Коротенький рассказ Эренбурга «Старый скорняк» должен был бы, по мысли автора, быть шедевром. В нем все на это рассчитано, — как в некоторых вещах Леонида Андреева. Каждое слово должно поразить. Но что делать – не поражает. Какого-то дара «внутреннего прояснения» не хватило, и получился не шедевр, а претенциозный «пустячок». Я, конечно, не сравниваю Леонида Андреева с Эренбургом, — Андреев был неизмеримо талантливее. Но общие черты у них есть. Недаром Толстой сказал об Андрееве: «Пугает, а мне не страшно». И Эренбург смеется, а нам не смешно, плачет, а нам не грустно.
Лучшее, что есть в книге, – рассказ Леонова «Месть». Может быть, тот или другой критик найдет, что это «шаг назад» в творчестве Леонова, что в рассказе типы неясны или язык небрежен. Не хочется обсуждать, так это или не так. Все, что пишет Леонов, талантливо «насквозь», и ни в какие закаты или упадки его не верится. Мне уже приходилось высказывать мнение об этом писателе по поводу «Вора». Замечу опять, что от предсказаний и пророчеств осторожнее воздерживаться, — но, не заглядывая в будущее, следует признать Леонова самым одаренным и человечески наиболее значительным из всех модных русских беллетристов.

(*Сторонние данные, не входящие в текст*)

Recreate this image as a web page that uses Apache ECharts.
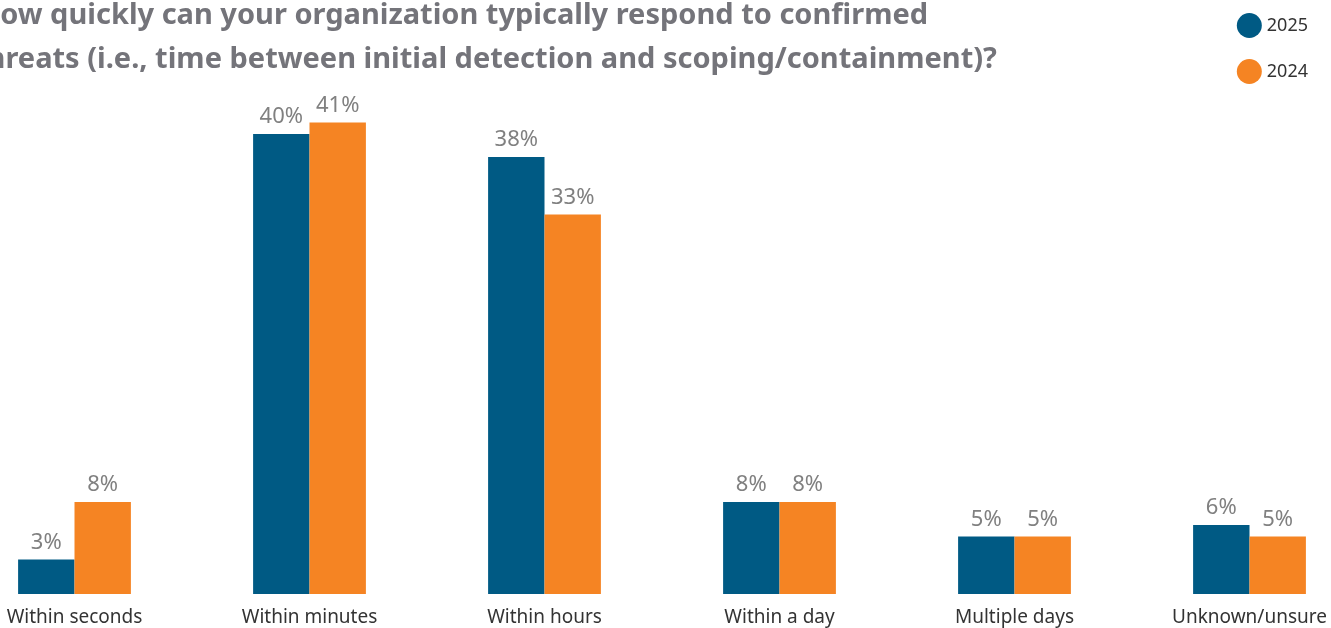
<!DOCTYPE html>
<html><head><meta charset="utf-8">
<script src="https://cdn.jsdelivr.net/npm/echarts@6/dist/echarts.min.js"></script>
<style>html,body{margin:0;padding:0;background:#fff}#c{width:1331px;height:628px}</style>
</head><body><div id="c"></div>
<script>
const categories = ['Within seconds','Within minutes','Within hours','Within a day','Multiple days','Unknown/unsure'];
const values2025 = [3,40,38,8,5,6];
const values2024 = [8,41,33,8,5,5];
const titleLines = ['How quickly can your organization typically respond to confirmed','threats (i.e., time between initial detection and scoping/containment)?'];
const chart = echarts.init(document.getElementById('c'));
const lbl = {show:true,position:'top',distance:6,formatter:'{c}%',color:'#808080',fontSize:22,fontFamily:'Noto Sans'};
chart.setOption({
  animation:false,
  graphic:[
    {type:'text',left:-22,top:1,style:{text:titleLines[0],font:'bold 29px "Noto Sans"',fill:'#74747a'}},
    {type:'text',left:-26,top:45,style:{text:titleLines[1],font:'bold 29px "Noto Sans"',fill:'#74747a'}}
  ],
  legend:{orient:'vertical',right:18,top:8,icon:'circle',itemWidth:25,itemHeight:25,itemGap:21,
    textStyle:{fontSize:18,color:'#333',fontFamily:'Noto Sans'},data:['2025','2024']},
  grid:{left:-43,right:-36,top:76.5,bottom:34,outerBoundsMode:'none',containLabel:false},
  xAxis:{type:'category',data:categories,axisLine:{show:false},axisTick:{show:false},
    axisLabel:{color:'#333',fontSize:19,fontFamily:'Noto Sans',margin:14}},
  yAxis:{type:'value',min:0,max:45,show:false,splitLine:{show:false}},
  series:[
    {name:'2025',type:'bar',data:values2025,barGap:'0%',barCategoryGap:'52%',itemStyle:{color:'#005a84'},label:lbl},
    {name:'2024',type:'bar',data:values2024,barGap:'0%',barCategoryGap:'52%',itemStyle:{color:'#f58423'},label:lbl}
  ]
});
</script></body></html>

«Забытая ночь» Заяицкого, автора забавных «Баклажанов», — рассказ не без прелести и даже с тем, что в старину называли «теплыми нотками». Бунин сердился когда-то, что в его произведениях на первых порах замечали только «что-то тургеневское, что-то чеховское». Именно этими расплывчато-лирическими «что-то» хотелось бы охарактеризовать рассказ Заяицкого, — хотя в нем и описывается доблестная смерть восторженного коммуниста. Казенщину темы удалось автору окутать некоей привлекательной «дымкой».
Отдел стихов занят окончанием поэмы Сельвинского «Пушторг», — вещи, над которой у нас в эмиграции много и напрасно смеялись, как над доказательством того, «до какого безобразия большевики довели поэзию». О большевистских безобразиях мы говорить здесь не будем, но о Сельвинском скажем, что он во всяком случае не чета Безыменским, Уткиным или даже Асееву. В его поэме есть блеск, движение, есть большая техническая ловкость. Это литература, а не «халтура». Нравится она или не нравится, вопрос другой. Признаюсь, мне она совершенно не нравится.
Дальше идут мелочи: Ольга Форш все еще пережевывает свои прошлогодние парижские впечатления; Роман Гуль делится впечатлениями тунисскими; Родион Акульшин рассказывает о современной русской деревне, – и хорошо рассказывает; С. Злобин не столь удачно повествует о Башкирии.
Д. Тальников в «Литературных заметках» толкует что-то до крайности непонятное о живом человеке в искусстве и о причинах, почему живой человек теперешним нашим писателям плохо удается.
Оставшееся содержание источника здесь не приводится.